§ STATED TASK
Restate each line word for word. Leave out every picture.

-- Begin DATA PROVIDED --

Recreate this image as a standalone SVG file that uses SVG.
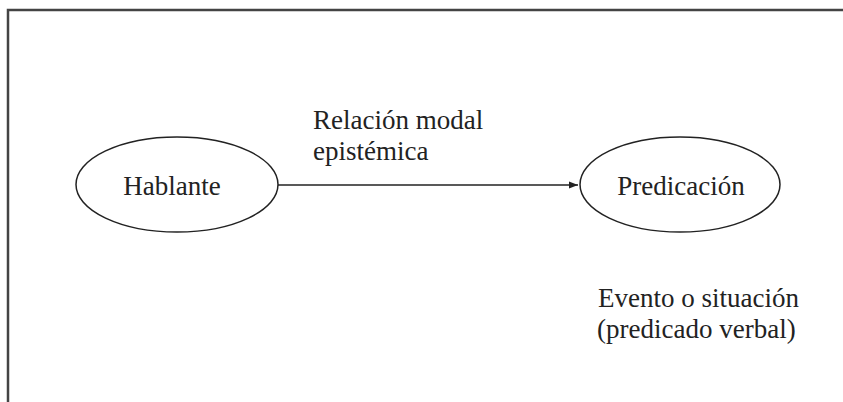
<svg xmlns="http://www.w3.org/2000/svg" width="843" height="402" viewBox="0 0 843 402">
<style>
.node{fill:#fff;stroke:#222;stroke-width:1.5}
.t{font-family:"Liberation Serif","Times New Roman",serif;font-size:27px;fill:#222}
.frame{fill:none;stroke:#444;stroke-width:2.5}
.edge{stroke:#222;stroke-width:1.5;fill:none}
</style>
<defs>
<marker id="arr" viewBox="0 0 10 10" refX="10" refY="5" markerWidth="6" markerHeight="6" orient="auto" markerUnits="strokeWidth">
<path d="M0,1 L10,5 L0,9 Z" fill="#222"/>
</marker>
</defs>
<path class="frame" d="M8,402 V10 H843"/>
<g id="connectors">
<line class="edge" x1="278" y1="185" x2="578" y2="185" marker-end="url(#arr)"/>
<text class="t" x="313" y="129">Relación modal</text>
<text class="t" x="313" y="160">epistémica</text>
</g>
<g id="hablante">
<ellipse class="node" cx="177" cy="184.5" rx="101" ry="47.5"/>
<text class="t" x="172" y="195" text-anchor="middle">Hablante</text>
</g>
<g id="predicacion">
<ellipse class="node" cx="680" cy="184.5" rx="100" ry="47.5"/>
<text class="t" x="681" y="195" text-anchor="middle">Predicación</text>
</g>
<g id="evento">
<text class="t" x="598" y="307">Evento o situación</text>
<text class="t" x="597" y="338">(predicado verbal)</text>
</g>
</svg>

-- End DATA PROVIDED --

§ OUTPUT OF THE EXERCISE
Recreate this image as a standalone SVG file that uses SVG.
<svg xmlns="http://www.w3.org/2000/svg" width="843" height="402" viewBox="0 0 843 402">
<style>
.node{fill:#fff;stroke:#222;stroke-width:1.5}
.t{font-family:"Liberation Serif","Times New Roman",serif;font-size:27px;fill:#222}
.frame{fill:none;stroke:#444;stroke-width:2.5}
.edge{stroke:#222;stroke-width:1.5;fill:none}
</style>
<defs>
<marker id="arr" viewBox="0 0 10 10" refX="10" refY="5" markerWidth="6" markerHeight="6" orient="auto" markerUnits="strokeWidth">
<path d="M0,1 L10,5 L0,9 Z" fill="#222"/>
</marker>
</defs>
<path class="frame" d="M8,402 V10 H843"/>
<g id="connectors">
<line class="edge" x1="278" y1="185" x2="578" y2="185" marker-end="url(#arr)"/>
<text class="t" x="313" y="129">Relación modal</text>
<text class="t" x="313" y="160">epistémica</text>
</g>
<g id="hablante">
<ellipse class="node" cx="177" cy="184.5" rx="101" ry="47.5"/>
<text class="t" x="172" y="195" text-anchor="middle">Hablante</text>
</g>
<g id="predicacion">
<ellipse class="node" cx="680" cy="184.5" rx="100" ry="47.5"/>
<text class="t" x="681" y="195" text-anchor="middle">Predicación</text>
</g>
<g id="evento">
<text class="t" x="598" y="307">Evento o situación</text>
<text class="t" x="597" y="338">(predicado verbal)</text>
</g>
</svg>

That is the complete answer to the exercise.